I've read Andrew Collins' book. Did he not warn you what happened to Q when you led with Springsteen...?
And how splendid to look at La Streisand's complaints log. "People standing in front of them" and "the performance". We need more boards of enquiry like this.

skirky | 17 October 2007 - 8:18pm
Graham Johns | 17 October 2007 - 8:21pm

Underwhelmed audiences

Speaking of the underwhelming (or is that 'polite'?) response the audience gave Count Basie and Frank Sinatra on Live At The Sands, check out the audience on Keith Jarrett's famous Koln Concert recording. There they were in the presence of a true musical genius, performing an entirely improvised concert - which goes on to be the biggest-selling solo piano album OF ALL TIME* - and how did they respond to him and his masterpiece? With some really rather nervous, underwhelmed applause. Mind you, they were German.

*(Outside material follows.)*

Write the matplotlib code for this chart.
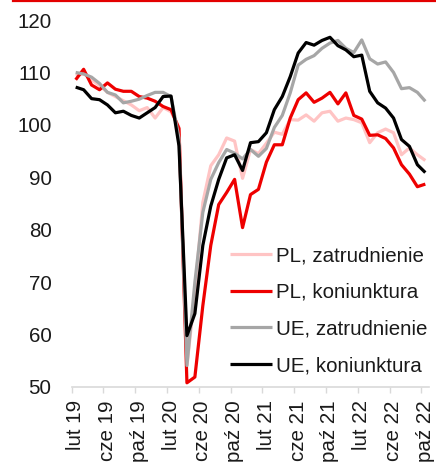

*Note: I could be wrong here. That record could be held by Richard Clayderman.

chantoozie | 19 October 2007 - 10:34pm

PS

To be fair, the German audience do start clapping in time and whooping a bit at the end. But that was only *after* the encore. Not sure the Germans quite get the hand of concerts.

chantoozie | 19 October 2007 - 10:37pm

Colin Larkin

Here is a prediction for you:

The first one of the new enteries for the Concise Encyclopedia of Popular Music (see p.53 of latest word)to be back out on their ear will be... The Thrills.

How did that average load of indifference make the list?

Paul Chandler | 20 October 2007 - 1:57pm

The Thrills

The Thrills may inch in on the basis that they were once reported to be on George Bush's iPod.